Exercises

1. Consider an isolated system of $N$ point objects interacting via gravity. Let the mass and position vector of the $i$th object be $m_i$ and ${\bf r}_i$, respectively. What is the vector equation of motion of the $i$th object? Write expressions for the total kinetic energy, $K$, and potential energy, $U$, of the system. Demonstrate from the equations of motion that $K+U$ is a conserved quantity.

2. Consider a function of many variables $f(x_1,x_2,\cdots,x_n)$. Such a function which satisfies
   
   $$f(t\,x_1, t\,x_2,\cdots,t\,x_n) = t^a\,f(x_1,x_2,\cdots,x_n)$$
   
   
   for all $t>0$, and all values of the $x_i$, is termed a homogenous function of degree $a$. Prove the following theorem regarding homogeneous functions:
   
   $$\sum_{i=1,n} x_i\,\frac{\partial f}{\partial x_i} = a\,f$$
   
   

3. Consider an isolated system of $N$ point objects interacting via attractive central forces. Let the mass and position vector of the $i$th object be $m_i$ and ${\bf r}_i$, respectively. Suppose that magnitude of the force exerted on object $i$ by object $j$ is $k_i\,k_j\,\vert{\bf r}_i-{\bf r}_j\vert^{-n}$. Here, the $k_i$ measure some constant physical property of the particles (e.g., their electric charges). Write an expression for the total potential energy $U$ of the system. Is this a homogenous function? If so, what is its degree? Write the equation of motion of the $i$th particle. Use the mathematical theorem from the previous exercise to demonstrate that
   
   $$\frac{1}{2}\frac{d^2 I}{dt^2} = 2\,K + (n-1)\,U,$$
   
   
   where $I=\sum_{i=1,N} m_i\, r_i^{\,2}$, and $K$ is the kinetic energy. This result is known as the virial theorem. Demonstrate that there are no bound steady-state equilibria for the system (i.e., states in which the global system parameters do not evolve in time) when $n\geq 3$.

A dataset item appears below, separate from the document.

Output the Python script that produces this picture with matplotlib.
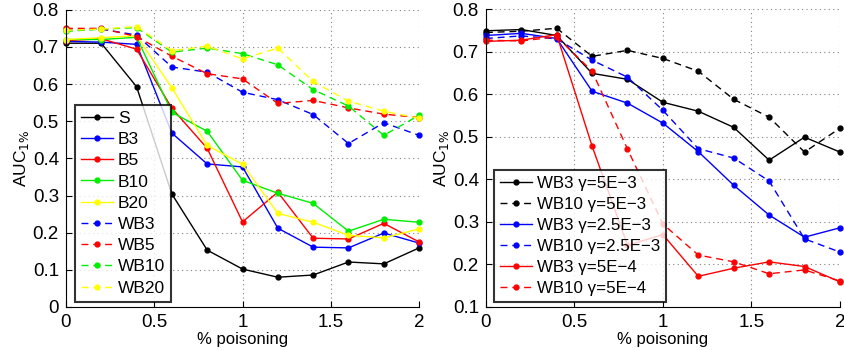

4. A star can be through of as a spherical system that consists of a very large number of particles interacting via gravity. Show that, for such a system, the virial theorem, introduced in the previous exercise, implies that
   
   $$\frac{d^2 I}{dt^2} = -2\,U + c,$$
   
   
   where $c$ is a constant, and the $r_i$ are measured from the geometric center. Hence, deduce that the angular frequency of small amplitude radial pulsations of the star (in which the radial displacement is directly proportional to the radial distance from the center) takes the form
   
   $$\omega = \left(\frac{\vert U_0\vert}{I_0}\right)^{1/2},$$
   
   
   where $U_0$ and $I_0$ are the equilibrium values of $U$ and $I$. Finally, show that if the mass density within the star varies as $r^{-\alpha}$, where $r$ is the radial distance from the geometric center, and where $\alpha<5/2$, then
   
   $$\omega = \left(\frac{5-\alpha}{5-2\,\alpha}\,\frac{G\,M}{R^{\,3}}\right)^{1/2},$$
   
   
   where $M$ and $R$ are the stellar mass and radius, respectively.

5. Consider a system of $N$ point particles. Let the $i$th particle have mass $m_i$, electric charge $q_i$, and position vector ${\bf r}_i$. Suppose that the charge to mass ratio, $q_i/m_i$, is the same for all particles. The system is placed in a uniform magnetic field ${\bf B}$. Write the equation of motion of the $i$th particle. You may neglect any magnetic fields generated by the motion of the particles. Demonstrate that the total momentum ${\bf P}$ of the system precesses about ${\bf B}$ at the frequency ${\mit\Omega} = q_i\,B/m_i$. Demonstrate that $L_\parallel + {\mit\Omega}\,I_\parallel/2$ is a constant of the motion. Here, $L_\parallel$ is the total angular momentum of the system parallel to the magnetic field, and $I_\parallel$ is the moment of inertia of the system about an axis parallel to ${\bf B}$ which passes through the origin.